Where a digital PR campaign or good content strategy begins to sing is when a brand finds the sweet spot between audience interest and brand interest.

Which brings me onto the final point – relevant seed or pitch lists.

Relevant seed lists?

Traditional PRs are very good at finding publications that are highly relevant. But they don’t target the masses enough. Which means we often spend days and days on personalised pitches in order to obtain clippings. SEOs on the other hand are very good at looking at number of links and variety of those links. But they focus too much on number of links and domain authority, which means it’s quantity over quality. The relevancy of links for the customer gets lost. And because of that neither are able to hit the sweet spot in isolation.

So how do you find the sweet spot for a travel brand when it comes to seed lists or pitch list?

Domain authority is important – to the extent that it indexes how authoritative or trustworthy Google perceives that news website, publication, blog post etc to be. But what is more important is to know which sites our audience actually reads and is influenced by.

So when we put together seed lists we need to know firstly “where do journalists go to unearth stories”. More often than not we have found it’s forums, social media and chatrooms like Reddit or Tyla. So consider seeding there first. Then have tailored seeds lists for all verticals and publications that are relevant to the story – good places to find out which sites to focus on are Roxhill, AHrefs, Gorkana, Travmedia, SparkToro, Buzzfeed, Majestic & Semrush as well as Global Web Index.

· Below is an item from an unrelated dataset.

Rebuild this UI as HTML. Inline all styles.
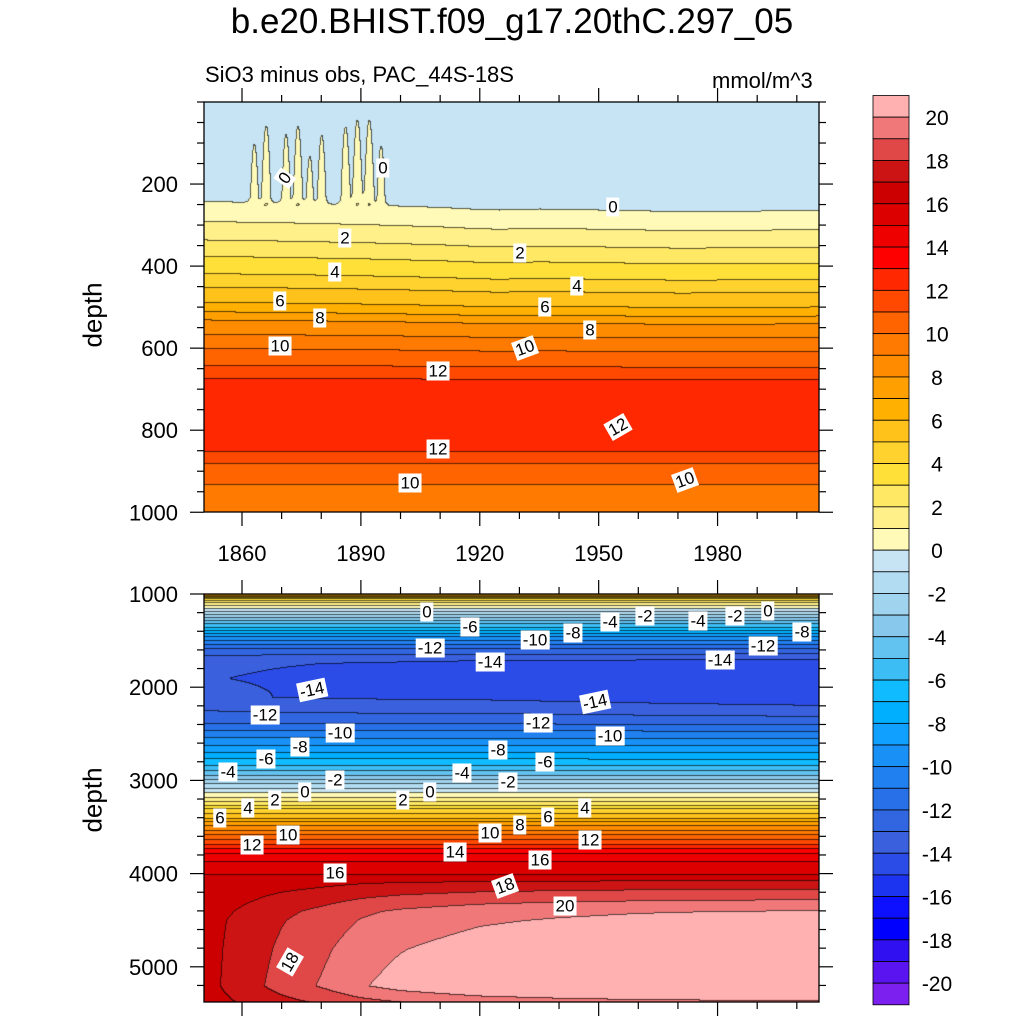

And now go off and pitch that story!

So does that mean I should now throw traditional PR and SEO out of the window? And should I stop advertising on Google?

No! All of these tactics have their place in the customer journey – but you need to know which strategy to deploy to deal with a challenge that you have. Whether that challenge is to raise brand awareness, to build links, to impact search, to drive low season bookings. Always start looking at the audience first and then decide which strategy, which tool, which channel is right for that audience. We’ve learnt that you need to have a good basic understanding of how each of these tactics work and which one to deploy best to tackle a specific challenge or problem that a travel brand has. The best marketing strategies combine all of the above – but a campaign begins to sing when you combine them with a clear goal in mind.